Leider druckt er immer nur die erste Zeile aus 
Evtl. ließt er nicht die Formatierungen...


----------



## FabianG (9. Feb 2012)

Ich habe nun eine neue Frage.

Wie kann ich eine Hex Datei (test.hex) ,mit einem Javaprogramm, drucken, ohne das es die Formatierungen verliert, wie "1B 2D 02" etc. ?

Meine Idee ist, dass man mit "PrintJob auftrag = getToolkit().getPrintJob()" den Drucker aussucht.
Dann wird der Anschluss vom Drucker gespeichert und im Hintergrund wird in der Konsole: "copy /b test.hex lpt1:" eingegeben. Würde das gehen, wenn ja kann mir das jemand zeigen?

Kann man evtl. auch einfach ganze Dateien zum Drucker senden?

MfG
Fabian


----------



## Spacerat (9. Feb 2012)

Okay, nun hab' ich mal 'ne Frage... ist zu dem Drucker zufällig noch ein Handbuch vorhanden? In diesem sollten nämlich die ganzen Escapesequenzen (z.B. ESC/P, ESC/P2 für Epson-Kompatible oder PCL für HP-Drucker) stehen.
Möglicherweise ist diese veraltete Handhabe von Druckern ja niemandem mehr geläufig, zumindest liessen sich Drucker damit in verschiedene Druck-Modi schalten (Plain Text, Grafik, Hex-Modus). Die Escapesequenzen bestehen ausschliesslich aus den ASCII-Codes 0-127 und konnten als normale Bytes seriell oder Parallel an den Drucker gesendet werden. Heute ist der Druckmodus weitläufig klar, nämlich Grafik.
Es stellt sich anscheinend zumindest nicht die Frage, wie kann ich dies und jenes in Java drucken, sondern eher, wie kann ich dies mit meinem (ESC/P-) Drucker tun.


----------



## FabianG (9. Feb 2012)

Zu deiner Frage, nein es gibt kein Handbuch mehr.

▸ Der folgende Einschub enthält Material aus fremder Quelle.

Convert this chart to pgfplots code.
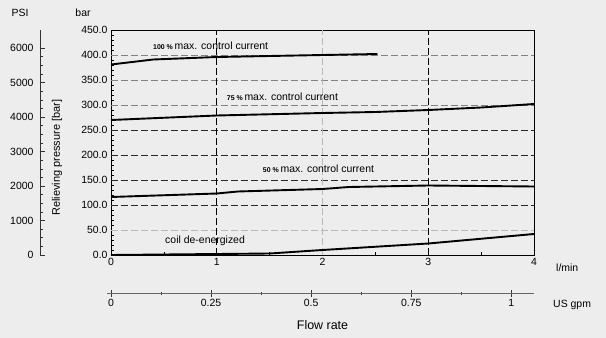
\documentclass[border=0pt]{standalone}
\usepackage{fontspec}
\setmainfont{Liberation Sans}
\usepackage{pgfplots}
\pgfplotsset{compat=1.18}
\definecolor{bg}{RGB}{236,237,236}
\definecolor{gdark}{RGB}{40,40,40}
\definecolor{gmid}{RGB}{130,130,130}
\definecolor{glight}{RGB}{185,185,185}
\newcommand{\fs}{\fontsize{10.5}{12}\selectfont}
\begin{document}
\begin{tikzpicture}
\fill[bg] (-111bp,-83bp) rectangle (495bp,255bp);
\path[use as bounding box] (-111bp,-83bp) rectangle (495bp,255bp);
% PSI axis
\begin{axis}[at={(-71bp,0)}, anchor=south west, scale only axis,
  width=10bp, height=225bp, hide x axis, axis y line*=left,
  xmin=0, xmax=1, ymin=0, ymax=6526.7,
  ytick={0,1000,...,6000}, minor y tick num=3,
  tick align=inside, major tick length=5bp, minor tick length=3bp,
  axis line style={-, line width=0.6bp, black!80},
  tick style={black!80, line width=0.6bp},
  /pgf/number format/assume math mode=true,
  /pgf/number format/1000 sep={},
  yticklabel style={font=\fs, xshift=-3bp},
]
\end{axis}
% gpm axis
\begin{axis}[at={(0,-38bp)}, anchor=south west, scale only axis,
  width=423bp, height=10bp, hide y axis, axis x line*=bottom,
  xmin=0, xmax=1.05669, ymin=0, ymax=1,
  xtick={0,0.25,0.5,0.75,1}, xticklabels={0,0.25,0.5,0.75,1},
  minor x tick num=1,
  tick align=center, major tick length=7bp, minor tick length=3bp,
  axis line style={-, line width=0.5bp, black!60, shorten <=-4bp},
  tick style={black!80, line width=0.6bp},
  xticklabel style={font=\fs, yshift=1bp},
  xlabel={Flow rate}, xlabel style={font=\fontsize{12.5}{14}\selectfont, yshift=-7bp},
]
\end{axis}
% main axis
\begin{axis}[at={(0,0)}, anchor=south west, scale only axis,
  width=423bp, height=225bp,
  xmin=0, xmax=4, ymin=0, ymax=450,
  xtick={0,1,2,3,4}, minor x tick num=1,
  ytick={0,50,...,450}, minor y tick num=4,
  tick align=inside, xtick pos=bottom, ytick pos=left,
  major tick length=5bp, minor tick length=3bp,
  axis line style={line width=0.8bp},
  tick style={black, line width=0.6bp},
  /pgf/number format/assume math mode=true,
  yticklabel style={font=\fs, /pgf/number format/fixed, /pgf/number format/fixed zerofill, /pgf/number format/precision=1},
  xticklabel style={font=\fs},
  clip=false,
]
% grid
\draw[gdark, dash pattern=on 7bp off 3bp, line width=0.6bp] (axis cs:0,100) -- (axis cs:4,100);
\draw[gdark, dash pattern=on 7bp off 3bp, line width=0.6bp] (axis cs:0,150) -- (axis cs:4,150);
\draw[gdark, dash pattern=on 7bp off 3bp, line width=0.6bp] (axis cs:0,200) -- (axis cs:4,200);
\draw[gdark, dash pattern=on 7bp off 3bp, line width=0.6bp] (axis cs:0,250) -- (axis cs:4,250);
\draw[gmid, dash pattern=on 7bp off 3bp, line width=0.6bp] (axis cs:0,300) -- (axis cs:4,300);
\draw[gmid, dash pattern=on 7bp off 3bp, line width=0.6bp] (axis cs:0,350) -- (axis cs:4,350);
\draw[gmid, dash pattern=on 7bp off 3bp, line width=0.6bp] (axis cs:0,400) -- (axis cs:4,400);
\draw[glight, dash pattern=on 7bp off 3bp, line width=0.6bp] (axis cs:0,50) -- (axis cs:4,50);
\draw[black, dash pattern=on 7bp off 3bp, line width=0.7bp] (axis cs:1,0) -- (axis cs:1,450);
\draw[black, dash pattern=on 7bp off 3bp, line width=0.7bp] (axis cs:3,0) -- (axis cs:3,450);
\draw[glight, dash pattern=on 7bp off 3bp, line width=0.6bp] (axis cs:2,0) -- (axis cs:2,450);
% curves
\addplot[black, line width=1.9bp] coordinates {(0,381) (0.4,391) (1,396) (1.5,398) (2,400) (2.52,402)};
\addplot[black, line width=1.9bp] coordinates {(0,270) (1,279) (2,284) (2.5,286) (3,290) (3.5,295) (4,302)};
\addplot[black, line width=1.9bp] coordinates {(0,116) (1,123) (1.2,127) (2,132) (2.25,136) (3,139) (4,137)};
\addplot[black, line width=1.9bp] coordinates {(0,0) (1,2) (1.5,3) (2,10) (3,23) (4,42)};
% labels
\node[anchor=west, inner sep=0, font=\fs] at (axis cs:0.397,418.6) {{\fontsize{7}{8}\selectfont\bfseries 100 \%}\,max. control current};
\node[anchor=west, inner sep=0, font=\fs] at (axis cs:1.094,316.6) {{\fontsize{7}{8}\selectfont\bfseries 75 \%}\,max. control current};
\node[anchor=west, inner sep=0, font=\fs] at (axis cs:1.435,172) {{\fontsize{7}{8}\selectfont\bfseries 50 \%}\,max. control current};
\node[anchor=west, inner sep=0, font=\fs] at (axis cs:0.511,28) {coil de-energized};
\node[anchor=west, inner sep=0, font=\fs] at ([xshift=22bp, yshift=-13bp]rel axis cs:1,0) {l/min};
\node[anchor=west, inner sep=0, font=\fs] at ([xshift=19bp, yshift=-50bp]rel axis cs:1,0) {US gpm};
\node[rotate=90, inner sep=0, font=\fontsize{11}{13}\selectfont] at ([xshift=-54bp]rel axis cs:0,0.433) {Relieving pressure [bar]};
\node[inner sep=0, font=\fs] at ([xshift=-91bp, yshift=17bp]rel axis cs:0,1) {PSI};
\node[inner sep=0, font=\fs] at ([xshift=-28bp, yshift=17bp]rel axis cs:0,1) {bar};
\end{axis}
\end{tikzpicture}
\end{document}
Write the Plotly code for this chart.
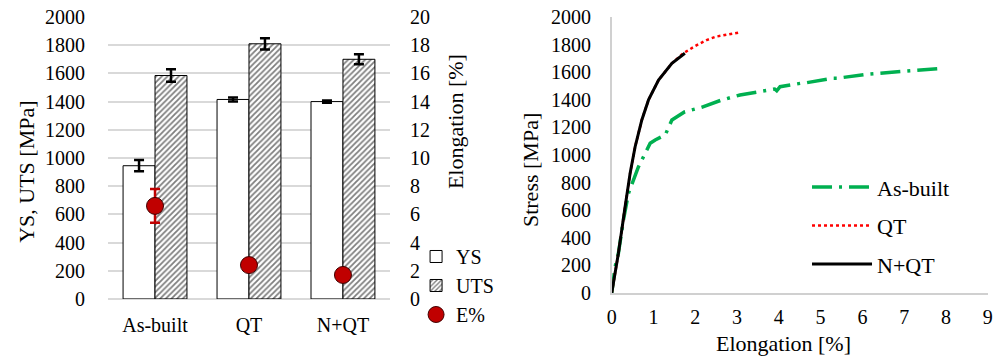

Also mit meinen Konsolenbefehl kann ich die Hex Datei ohne Verlust von Formatierungen drucken.
Aber ich weiß eben nicht, wie ich den ausführen kann und ob ich davor den richtigen Anschluss auswählen kann.


----------



## VfL_Freak (9. Feb 2012)

Moin,



FabianG hat gesagt.:


> Zu deiner Frage, nein es gibt kein Handbuch mehr.



Muss auch nicht - die findet man aber ganz leicht mittels einer Suchmaschine Deines Vertrauens 

Etwa:
ESC/P ? Wikipedia
Epson Printer ESC/P2 codes

Gruß
Klaus


----------